Why English Degrees Are So Fab

Deciding to strike while the iron’s hot off the positive response I’ve received to the creation of the blog, I thought I’d start with proper posts by giving you my thoughts on why English degrees are such great degrees to do (if you’re considering undertaking an English degree, you may want to read on!).

Growing up, I always loved reading and writing (which sounds like a cliché but it’s true!). I started writing my own stories at around six years of age, and read loads while growing up. By the time I was in around Year 5 or Year 6 at primary school (aged about 10 or 11), I had decided I wanted to be an author – though as I was introduced to article writing during secondary school, this turned into wanting to be a journalist, seeming to me like a more realistic career option. Still, I digress.

It became quite clear to me during my time at secondary school that I wanted to study for an English (Literature) degree. I couldn’t really imagine doing any other subject over English – though, admittedly, I did investigate the possibility of doing a Combined Honours degree in English and French, before deciding that I wouldn’t feel like I was studying enough English Literature. The only other course I would possibly have taken was a journalism course, but didn’t go down this route due to the fact that not many undergraduate journalism degrees are accredited (i.e. they don’t give you the actual qualification that newspapers etc. are looking for) and the courses didn’t fit with the kinds of universities I wanted to study my degree at.

I have absolutely no regrets about my decision. I have really enjoyed studying for my degree. A good English degree will give you an understanding of formative texts of the English literary canon, as well as an introduction to the main critical theories that academics use to make certain readings of texts (like Marxism, postcolonialism and gender studies). I had modules on both of these things in my first year, meaning I studied classic literary texts including a translation of Beowulf, Gulliver’s Travels and Frankenstein all before my first term at university was out, and got an understanding of lots of different fields of literary study early before the end of my first year. A literature degree also means you can have entire classes on periods or types of literature you’re really interested in. For example, I did an entire module on medieval literature in second year, which was heavy (and involved 8.30am seminars) but very interesting.

Studying English Literature at degree level really opens up your understanding of what constitutes literature too – rather than just the standard plays, novels and poems you read at GCSE level. The university I study at happens to have really good links between its Film and its English departments, with lots of Film modules available for English students to take. In my second year, I studied a module looking at adaptations of what would be considered classic forms of literature – like plays and novels – into films. It really felt like I was getting good value for money with that course, as I was studying some classic literary texts as well as some highly-acclaimed pieces of cinema.

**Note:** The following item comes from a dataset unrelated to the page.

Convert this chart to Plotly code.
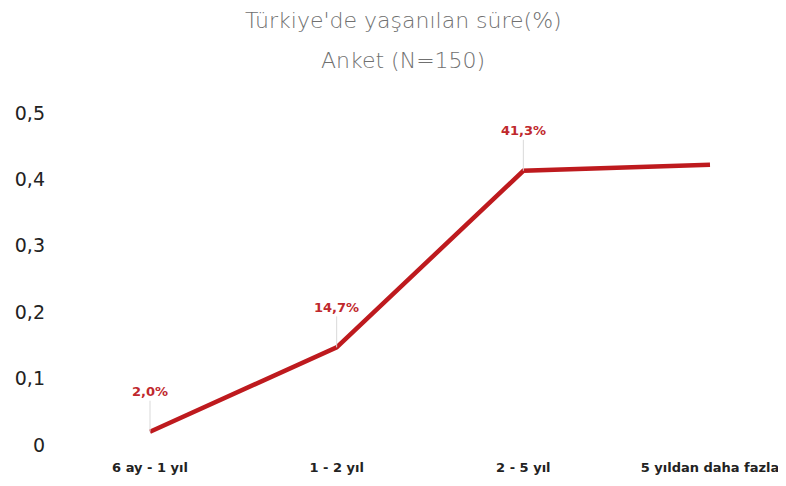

Another thing I’ve really liked about my English degree, speaking from a third-year perspective now, is the type of dissertation you get to do. Whereas in other subjects, your dissertation might involve ploughing through some rather dry facts and figures, in English, you can choose texts you’ve really loved and then give your own readings of them. The work for the dissertation is still tough, but it can involve some really cool forms of research. I’ve recently just interviewed a well-known playwright about one of the plays I’m studying for my dissertation, which was so exciting – I was able to talk about a play I love, in depth, with the actual person who wrote it and achieved great mainstream success with this and other plays!

Another thing, more at university-level in this case, is that by doing this course at the university I happen to study at, I am able to take 30 of my 120 credits required to pass each year in a language – meaning I have been able to carry on studying French since A Level.

I would highly recommend an English course for anyone who loves books. It’s a classic, well-respected degree by employers (or at least, I hope, having not graduated yet) and you get a really broad overview of the field – as well as being able to tick some must-reads off your personal reading list!